§ **What is needed**: Print, exactly and with both ends included, the lines below that run from the one containing "Write a Python" to the one containing "import pandas as pd". Pictures are omitted.

=-=-=

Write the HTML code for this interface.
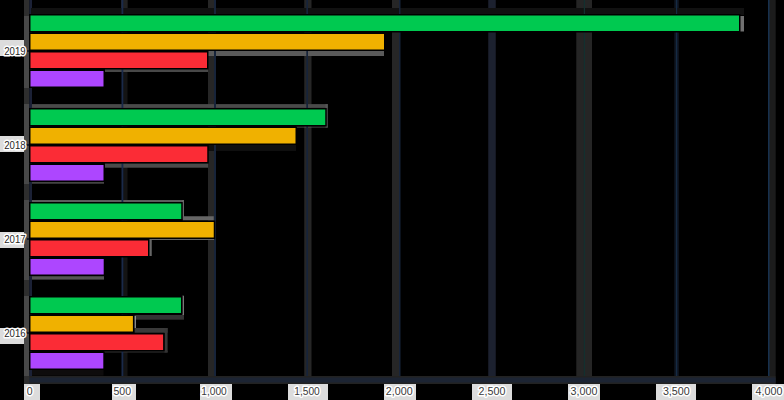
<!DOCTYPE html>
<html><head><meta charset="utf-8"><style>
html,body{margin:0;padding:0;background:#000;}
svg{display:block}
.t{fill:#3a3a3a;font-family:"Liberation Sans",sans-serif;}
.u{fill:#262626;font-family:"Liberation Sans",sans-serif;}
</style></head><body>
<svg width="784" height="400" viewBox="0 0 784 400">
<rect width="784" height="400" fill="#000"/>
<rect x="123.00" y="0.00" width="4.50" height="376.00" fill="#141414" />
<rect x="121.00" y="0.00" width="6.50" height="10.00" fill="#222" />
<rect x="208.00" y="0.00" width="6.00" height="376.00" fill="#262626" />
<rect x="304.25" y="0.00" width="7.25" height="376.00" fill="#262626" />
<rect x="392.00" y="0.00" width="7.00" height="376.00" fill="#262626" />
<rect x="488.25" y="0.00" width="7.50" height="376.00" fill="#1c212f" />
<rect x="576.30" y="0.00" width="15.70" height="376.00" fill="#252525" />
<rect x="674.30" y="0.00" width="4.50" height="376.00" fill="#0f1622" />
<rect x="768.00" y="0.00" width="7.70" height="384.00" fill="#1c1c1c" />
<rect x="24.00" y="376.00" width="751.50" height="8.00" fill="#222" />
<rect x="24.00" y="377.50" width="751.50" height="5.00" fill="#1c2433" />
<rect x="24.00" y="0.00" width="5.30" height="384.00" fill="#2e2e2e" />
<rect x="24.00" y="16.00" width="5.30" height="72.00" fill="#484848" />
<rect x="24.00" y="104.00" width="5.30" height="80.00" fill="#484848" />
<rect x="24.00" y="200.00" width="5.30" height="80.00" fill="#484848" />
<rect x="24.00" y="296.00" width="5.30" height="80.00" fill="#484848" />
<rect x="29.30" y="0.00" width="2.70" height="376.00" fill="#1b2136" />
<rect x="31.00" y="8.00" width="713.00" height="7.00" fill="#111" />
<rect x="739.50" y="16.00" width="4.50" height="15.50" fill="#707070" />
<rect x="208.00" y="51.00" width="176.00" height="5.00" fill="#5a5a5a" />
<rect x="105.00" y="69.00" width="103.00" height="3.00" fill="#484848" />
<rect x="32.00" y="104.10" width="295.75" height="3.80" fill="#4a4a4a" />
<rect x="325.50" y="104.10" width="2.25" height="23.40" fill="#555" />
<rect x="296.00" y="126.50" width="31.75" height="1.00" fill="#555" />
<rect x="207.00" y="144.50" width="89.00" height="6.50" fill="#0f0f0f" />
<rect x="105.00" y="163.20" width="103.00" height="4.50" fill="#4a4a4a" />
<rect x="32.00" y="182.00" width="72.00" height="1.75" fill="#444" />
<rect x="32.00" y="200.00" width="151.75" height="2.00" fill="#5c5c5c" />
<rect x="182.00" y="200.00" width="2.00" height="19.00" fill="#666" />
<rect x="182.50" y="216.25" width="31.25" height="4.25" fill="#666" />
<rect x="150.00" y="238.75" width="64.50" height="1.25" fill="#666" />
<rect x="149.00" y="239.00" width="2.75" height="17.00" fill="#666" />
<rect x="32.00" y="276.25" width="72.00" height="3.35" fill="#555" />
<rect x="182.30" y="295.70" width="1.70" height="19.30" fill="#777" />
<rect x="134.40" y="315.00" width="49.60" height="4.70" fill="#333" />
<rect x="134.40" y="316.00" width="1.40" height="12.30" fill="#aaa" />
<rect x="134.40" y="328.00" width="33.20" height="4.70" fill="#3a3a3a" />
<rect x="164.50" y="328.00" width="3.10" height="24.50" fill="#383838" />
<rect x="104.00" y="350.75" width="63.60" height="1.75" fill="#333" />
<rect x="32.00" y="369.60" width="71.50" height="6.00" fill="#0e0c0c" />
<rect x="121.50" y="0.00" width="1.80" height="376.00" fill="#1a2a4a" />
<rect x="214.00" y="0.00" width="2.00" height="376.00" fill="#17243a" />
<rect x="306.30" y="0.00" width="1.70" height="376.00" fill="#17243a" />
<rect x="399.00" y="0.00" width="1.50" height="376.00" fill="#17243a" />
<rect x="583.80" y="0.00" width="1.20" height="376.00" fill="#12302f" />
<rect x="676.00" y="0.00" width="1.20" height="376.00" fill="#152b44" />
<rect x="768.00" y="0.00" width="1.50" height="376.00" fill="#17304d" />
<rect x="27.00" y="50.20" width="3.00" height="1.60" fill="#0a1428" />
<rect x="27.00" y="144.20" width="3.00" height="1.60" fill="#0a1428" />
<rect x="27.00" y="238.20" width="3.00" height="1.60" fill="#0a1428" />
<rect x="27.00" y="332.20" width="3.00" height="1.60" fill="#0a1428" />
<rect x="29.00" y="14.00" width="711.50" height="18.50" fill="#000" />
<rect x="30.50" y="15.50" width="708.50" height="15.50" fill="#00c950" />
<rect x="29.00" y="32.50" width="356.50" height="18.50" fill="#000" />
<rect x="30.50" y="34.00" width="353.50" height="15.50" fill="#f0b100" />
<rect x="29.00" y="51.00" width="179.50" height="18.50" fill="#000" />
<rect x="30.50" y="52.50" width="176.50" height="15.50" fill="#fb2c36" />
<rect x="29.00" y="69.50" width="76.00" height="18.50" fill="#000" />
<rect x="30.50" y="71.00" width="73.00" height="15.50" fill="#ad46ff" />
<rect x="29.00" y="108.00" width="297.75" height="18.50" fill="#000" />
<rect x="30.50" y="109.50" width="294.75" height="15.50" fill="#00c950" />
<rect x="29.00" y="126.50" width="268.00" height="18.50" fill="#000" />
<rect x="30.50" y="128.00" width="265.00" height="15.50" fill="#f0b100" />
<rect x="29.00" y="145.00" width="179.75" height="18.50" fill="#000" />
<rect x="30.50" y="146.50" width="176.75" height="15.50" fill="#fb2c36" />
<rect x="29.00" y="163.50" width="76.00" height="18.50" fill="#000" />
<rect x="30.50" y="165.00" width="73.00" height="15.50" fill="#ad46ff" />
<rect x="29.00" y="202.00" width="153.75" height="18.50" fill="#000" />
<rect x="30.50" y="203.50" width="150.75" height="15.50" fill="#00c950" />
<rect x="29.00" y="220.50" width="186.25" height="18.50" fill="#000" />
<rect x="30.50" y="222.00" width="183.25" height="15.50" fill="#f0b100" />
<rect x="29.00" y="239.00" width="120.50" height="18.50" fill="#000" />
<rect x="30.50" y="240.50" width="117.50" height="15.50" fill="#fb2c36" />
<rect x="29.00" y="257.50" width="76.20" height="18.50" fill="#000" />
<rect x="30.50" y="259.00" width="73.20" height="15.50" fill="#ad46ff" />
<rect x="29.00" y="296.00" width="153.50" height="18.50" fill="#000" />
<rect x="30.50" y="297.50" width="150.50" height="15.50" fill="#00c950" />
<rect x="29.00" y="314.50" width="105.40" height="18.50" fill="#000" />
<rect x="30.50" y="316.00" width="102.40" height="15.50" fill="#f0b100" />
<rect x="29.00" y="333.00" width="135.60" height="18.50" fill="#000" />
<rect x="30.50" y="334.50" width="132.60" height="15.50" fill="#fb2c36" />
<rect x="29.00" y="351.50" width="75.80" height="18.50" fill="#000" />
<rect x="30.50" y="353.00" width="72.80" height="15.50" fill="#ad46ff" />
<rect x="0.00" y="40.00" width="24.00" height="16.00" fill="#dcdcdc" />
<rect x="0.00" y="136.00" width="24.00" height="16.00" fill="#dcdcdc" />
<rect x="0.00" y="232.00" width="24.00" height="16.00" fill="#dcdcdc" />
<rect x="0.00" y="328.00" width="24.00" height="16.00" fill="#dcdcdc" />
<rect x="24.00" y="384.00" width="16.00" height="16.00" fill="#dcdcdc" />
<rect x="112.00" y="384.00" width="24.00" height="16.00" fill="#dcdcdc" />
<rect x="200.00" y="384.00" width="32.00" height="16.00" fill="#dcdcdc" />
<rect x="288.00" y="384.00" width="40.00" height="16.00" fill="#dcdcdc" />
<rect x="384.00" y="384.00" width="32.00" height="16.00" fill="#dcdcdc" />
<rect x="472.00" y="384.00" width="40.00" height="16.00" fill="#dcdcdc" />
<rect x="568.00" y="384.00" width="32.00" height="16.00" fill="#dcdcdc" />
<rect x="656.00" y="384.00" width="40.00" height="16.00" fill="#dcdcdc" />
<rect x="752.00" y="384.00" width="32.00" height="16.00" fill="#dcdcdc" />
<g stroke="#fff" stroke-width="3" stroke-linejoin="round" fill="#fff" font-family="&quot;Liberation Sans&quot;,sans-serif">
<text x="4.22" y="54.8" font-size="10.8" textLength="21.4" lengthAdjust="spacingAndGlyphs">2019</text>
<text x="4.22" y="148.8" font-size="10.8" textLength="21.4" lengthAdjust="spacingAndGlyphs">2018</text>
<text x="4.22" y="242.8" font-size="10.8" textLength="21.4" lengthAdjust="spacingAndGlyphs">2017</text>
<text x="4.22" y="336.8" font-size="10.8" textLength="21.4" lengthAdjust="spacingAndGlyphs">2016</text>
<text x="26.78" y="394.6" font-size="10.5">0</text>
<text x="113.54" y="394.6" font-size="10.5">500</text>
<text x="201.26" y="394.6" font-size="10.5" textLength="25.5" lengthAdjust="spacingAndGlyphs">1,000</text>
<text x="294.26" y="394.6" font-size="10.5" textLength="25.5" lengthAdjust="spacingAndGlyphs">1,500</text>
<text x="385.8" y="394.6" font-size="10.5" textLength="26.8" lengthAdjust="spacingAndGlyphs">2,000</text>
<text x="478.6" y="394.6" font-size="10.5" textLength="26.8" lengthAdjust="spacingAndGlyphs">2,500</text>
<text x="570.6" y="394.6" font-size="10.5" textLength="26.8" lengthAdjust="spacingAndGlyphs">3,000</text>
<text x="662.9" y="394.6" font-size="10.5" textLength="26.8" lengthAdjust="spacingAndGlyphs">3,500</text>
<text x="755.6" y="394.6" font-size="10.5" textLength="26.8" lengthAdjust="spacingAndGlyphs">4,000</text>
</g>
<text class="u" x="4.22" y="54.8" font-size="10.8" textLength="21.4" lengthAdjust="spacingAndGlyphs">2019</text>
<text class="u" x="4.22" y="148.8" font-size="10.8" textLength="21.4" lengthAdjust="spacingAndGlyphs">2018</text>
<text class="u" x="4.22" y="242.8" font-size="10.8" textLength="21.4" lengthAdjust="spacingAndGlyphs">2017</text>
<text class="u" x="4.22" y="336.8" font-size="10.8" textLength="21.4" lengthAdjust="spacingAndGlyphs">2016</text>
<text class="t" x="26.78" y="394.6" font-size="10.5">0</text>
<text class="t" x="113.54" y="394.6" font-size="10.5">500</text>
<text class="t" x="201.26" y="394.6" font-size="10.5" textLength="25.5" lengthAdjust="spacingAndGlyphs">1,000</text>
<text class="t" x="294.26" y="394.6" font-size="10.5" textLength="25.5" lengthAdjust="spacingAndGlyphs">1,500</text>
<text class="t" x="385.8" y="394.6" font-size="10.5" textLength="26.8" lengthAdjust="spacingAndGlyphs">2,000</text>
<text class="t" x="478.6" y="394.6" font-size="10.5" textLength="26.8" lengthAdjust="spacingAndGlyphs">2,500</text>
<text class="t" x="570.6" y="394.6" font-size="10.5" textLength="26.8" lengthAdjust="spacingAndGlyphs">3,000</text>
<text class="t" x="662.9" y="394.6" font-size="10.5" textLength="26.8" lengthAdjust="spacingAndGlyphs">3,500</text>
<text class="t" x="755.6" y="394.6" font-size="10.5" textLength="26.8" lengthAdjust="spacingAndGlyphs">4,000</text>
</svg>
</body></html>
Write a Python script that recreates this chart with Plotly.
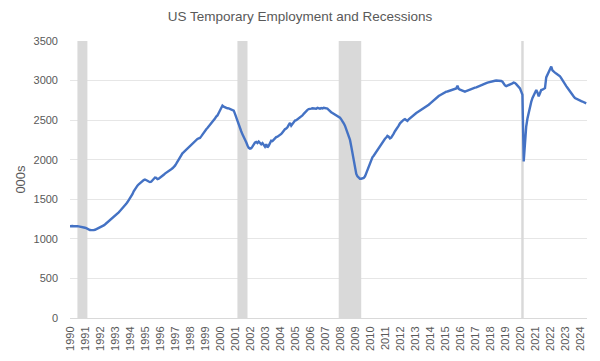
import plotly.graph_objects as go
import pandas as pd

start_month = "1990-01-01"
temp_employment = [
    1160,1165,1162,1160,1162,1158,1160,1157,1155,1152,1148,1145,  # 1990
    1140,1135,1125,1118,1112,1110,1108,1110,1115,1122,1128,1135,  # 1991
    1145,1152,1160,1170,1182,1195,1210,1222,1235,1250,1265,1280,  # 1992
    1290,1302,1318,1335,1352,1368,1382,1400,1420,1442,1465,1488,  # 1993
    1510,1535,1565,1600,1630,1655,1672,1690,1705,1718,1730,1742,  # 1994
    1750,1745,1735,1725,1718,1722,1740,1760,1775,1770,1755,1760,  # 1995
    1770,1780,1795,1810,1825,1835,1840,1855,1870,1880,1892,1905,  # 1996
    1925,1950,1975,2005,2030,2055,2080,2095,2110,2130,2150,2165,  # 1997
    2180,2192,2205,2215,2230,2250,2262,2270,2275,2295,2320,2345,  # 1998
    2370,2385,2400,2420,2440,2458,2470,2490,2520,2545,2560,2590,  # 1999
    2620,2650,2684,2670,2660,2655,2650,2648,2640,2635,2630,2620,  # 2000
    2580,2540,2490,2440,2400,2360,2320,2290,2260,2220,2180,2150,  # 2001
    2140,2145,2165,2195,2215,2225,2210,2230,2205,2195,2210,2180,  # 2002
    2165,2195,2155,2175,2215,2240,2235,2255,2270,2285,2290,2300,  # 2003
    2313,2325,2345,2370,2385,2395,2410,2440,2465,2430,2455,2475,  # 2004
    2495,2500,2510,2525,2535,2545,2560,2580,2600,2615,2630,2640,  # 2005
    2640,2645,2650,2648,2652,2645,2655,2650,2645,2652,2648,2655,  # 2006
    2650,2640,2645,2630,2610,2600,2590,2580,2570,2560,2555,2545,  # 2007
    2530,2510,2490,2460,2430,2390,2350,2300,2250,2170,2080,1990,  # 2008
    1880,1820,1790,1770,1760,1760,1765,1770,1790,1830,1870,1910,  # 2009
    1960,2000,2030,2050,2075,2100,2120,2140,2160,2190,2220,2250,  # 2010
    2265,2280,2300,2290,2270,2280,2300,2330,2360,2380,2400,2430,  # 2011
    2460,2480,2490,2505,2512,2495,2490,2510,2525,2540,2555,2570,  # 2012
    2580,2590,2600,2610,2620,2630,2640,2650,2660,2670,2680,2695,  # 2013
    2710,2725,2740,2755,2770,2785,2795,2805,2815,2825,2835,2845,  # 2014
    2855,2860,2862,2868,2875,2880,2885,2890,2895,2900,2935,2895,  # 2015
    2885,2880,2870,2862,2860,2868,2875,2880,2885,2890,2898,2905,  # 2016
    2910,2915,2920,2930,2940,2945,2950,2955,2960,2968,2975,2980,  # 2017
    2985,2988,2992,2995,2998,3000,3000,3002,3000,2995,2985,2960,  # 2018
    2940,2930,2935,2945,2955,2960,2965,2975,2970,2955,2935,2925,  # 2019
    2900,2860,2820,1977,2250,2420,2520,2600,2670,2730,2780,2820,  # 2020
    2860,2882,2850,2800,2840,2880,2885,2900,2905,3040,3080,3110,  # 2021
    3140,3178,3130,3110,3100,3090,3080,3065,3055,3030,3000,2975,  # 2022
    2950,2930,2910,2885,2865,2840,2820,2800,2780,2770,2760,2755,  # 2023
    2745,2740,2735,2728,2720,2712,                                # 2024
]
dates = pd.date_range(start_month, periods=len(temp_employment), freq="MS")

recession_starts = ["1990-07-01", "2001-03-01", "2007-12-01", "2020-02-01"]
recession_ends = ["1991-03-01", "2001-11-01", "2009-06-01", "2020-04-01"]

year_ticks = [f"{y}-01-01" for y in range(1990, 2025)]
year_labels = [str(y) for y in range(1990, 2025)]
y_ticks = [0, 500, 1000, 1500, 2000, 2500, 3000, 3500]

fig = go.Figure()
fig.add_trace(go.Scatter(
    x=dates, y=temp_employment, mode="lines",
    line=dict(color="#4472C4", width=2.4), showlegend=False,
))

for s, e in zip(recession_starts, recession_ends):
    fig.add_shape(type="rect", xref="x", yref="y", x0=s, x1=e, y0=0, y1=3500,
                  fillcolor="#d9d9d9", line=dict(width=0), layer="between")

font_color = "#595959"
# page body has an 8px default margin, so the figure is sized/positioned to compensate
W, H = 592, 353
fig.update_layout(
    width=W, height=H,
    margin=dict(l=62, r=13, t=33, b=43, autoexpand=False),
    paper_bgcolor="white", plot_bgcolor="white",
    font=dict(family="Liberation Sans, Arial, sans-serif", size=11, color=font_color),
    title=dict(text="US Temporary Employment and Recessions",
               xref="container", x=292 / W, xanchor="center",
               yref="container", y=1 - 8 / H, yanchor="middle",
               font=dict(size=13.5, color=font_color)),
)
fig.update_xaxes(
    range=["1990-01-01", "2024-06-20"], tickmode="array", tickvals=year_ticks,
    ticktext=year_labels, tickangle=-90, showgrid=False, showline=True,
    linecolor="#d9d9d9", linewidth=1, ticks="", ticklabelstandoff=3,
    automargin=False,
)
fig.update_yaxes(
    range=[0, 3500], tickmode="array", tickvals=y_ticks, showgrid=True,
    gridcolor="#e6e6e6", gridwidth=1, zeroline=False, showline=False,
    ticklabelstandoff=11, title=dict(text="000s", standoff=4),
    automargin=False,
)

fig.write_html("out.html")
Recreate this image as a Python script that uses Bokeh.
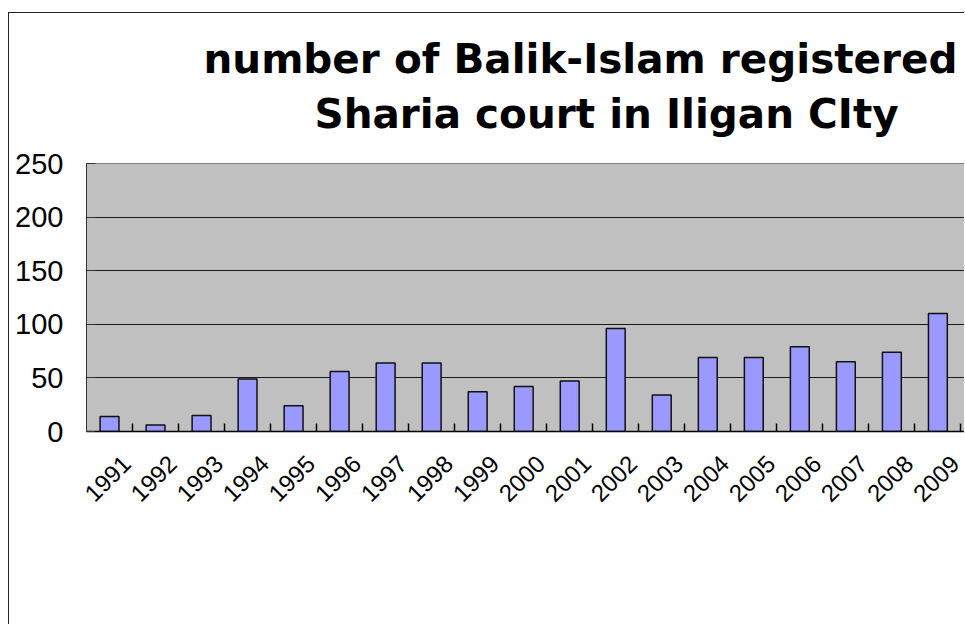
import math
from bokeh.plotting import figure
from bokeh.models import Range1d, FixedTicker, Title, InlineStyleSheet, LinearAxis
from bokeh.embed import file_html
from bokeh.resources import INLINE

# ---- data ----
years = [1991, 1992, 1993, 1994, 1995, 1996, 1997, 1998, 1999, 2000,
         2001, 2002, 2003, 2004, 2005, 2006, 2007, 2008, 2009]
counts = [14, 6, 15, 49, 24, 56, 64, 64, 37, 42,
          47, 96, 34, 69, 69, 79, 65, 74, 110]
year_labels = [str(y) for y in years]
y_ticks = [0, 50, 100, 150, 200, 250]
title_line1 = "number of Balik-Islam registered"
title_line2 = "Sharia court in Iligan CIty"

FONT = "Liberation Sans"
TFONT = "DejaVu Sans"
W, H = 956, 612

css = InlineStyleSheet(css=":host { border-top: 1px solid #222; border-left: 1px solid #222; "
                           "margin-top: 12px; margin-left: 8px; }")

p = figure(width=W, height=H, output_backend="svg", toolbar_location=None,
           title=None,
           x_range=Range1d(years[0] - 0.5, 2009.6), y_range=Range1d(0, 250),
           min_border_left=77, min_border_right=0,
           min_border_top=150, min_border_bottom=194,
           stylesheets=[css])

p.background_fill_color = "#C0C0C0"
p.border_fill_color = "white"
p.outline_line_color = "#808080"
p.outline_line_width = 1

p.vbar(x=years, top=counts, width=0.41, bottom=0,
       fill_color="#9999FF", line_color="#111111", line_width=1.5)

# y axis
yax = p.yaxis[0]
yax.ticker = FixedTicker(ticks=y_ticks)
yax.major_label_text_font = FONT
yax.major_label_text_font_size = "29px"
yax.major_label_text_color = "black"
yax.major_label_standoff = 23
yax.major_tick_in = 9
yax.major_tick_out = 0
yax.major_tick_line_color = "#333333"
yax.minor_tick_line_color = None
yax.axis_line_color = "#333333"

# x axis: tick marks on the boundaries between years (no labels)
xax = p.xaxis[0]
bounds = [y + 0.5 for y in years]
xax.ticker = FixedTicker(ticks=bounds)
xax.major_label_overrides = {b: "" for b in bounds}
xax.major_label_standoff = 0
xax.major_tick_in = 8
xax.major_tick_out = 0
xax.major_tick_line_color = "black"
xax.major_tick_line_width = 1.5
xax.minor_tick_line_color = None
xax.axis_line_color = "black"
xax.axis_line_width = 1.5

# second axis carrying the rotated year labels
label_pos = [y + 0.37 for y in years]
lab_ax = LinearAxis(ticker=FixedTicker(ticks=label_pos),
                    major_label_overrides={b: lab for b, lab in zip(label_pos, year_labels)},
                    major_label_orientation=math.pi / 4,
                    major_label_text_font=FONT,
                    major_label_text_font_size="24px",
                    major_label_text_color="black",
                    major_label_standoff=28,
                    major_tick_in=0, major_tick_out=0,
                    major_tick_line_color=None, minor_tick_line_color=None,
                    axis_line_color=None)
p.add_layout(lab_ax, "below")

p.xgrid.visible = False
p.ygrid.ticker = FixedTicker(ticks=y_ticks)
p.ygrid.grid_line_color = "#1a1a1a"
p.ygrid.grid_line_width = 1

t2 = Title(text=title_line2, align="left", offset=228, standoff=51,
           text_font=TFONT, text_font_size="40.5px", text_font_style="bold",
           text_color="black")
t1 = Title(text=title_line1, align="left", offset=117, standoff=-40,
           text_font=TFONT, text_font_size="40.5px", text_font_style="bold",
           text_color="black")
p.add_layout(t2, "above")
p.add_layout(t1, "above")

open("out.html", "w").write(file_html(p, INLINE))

=-=-=

§ **Written reply**:
Write a Python script that recreates this chart with Plotly.
import plotly.graph_objects as go
import pandas as pd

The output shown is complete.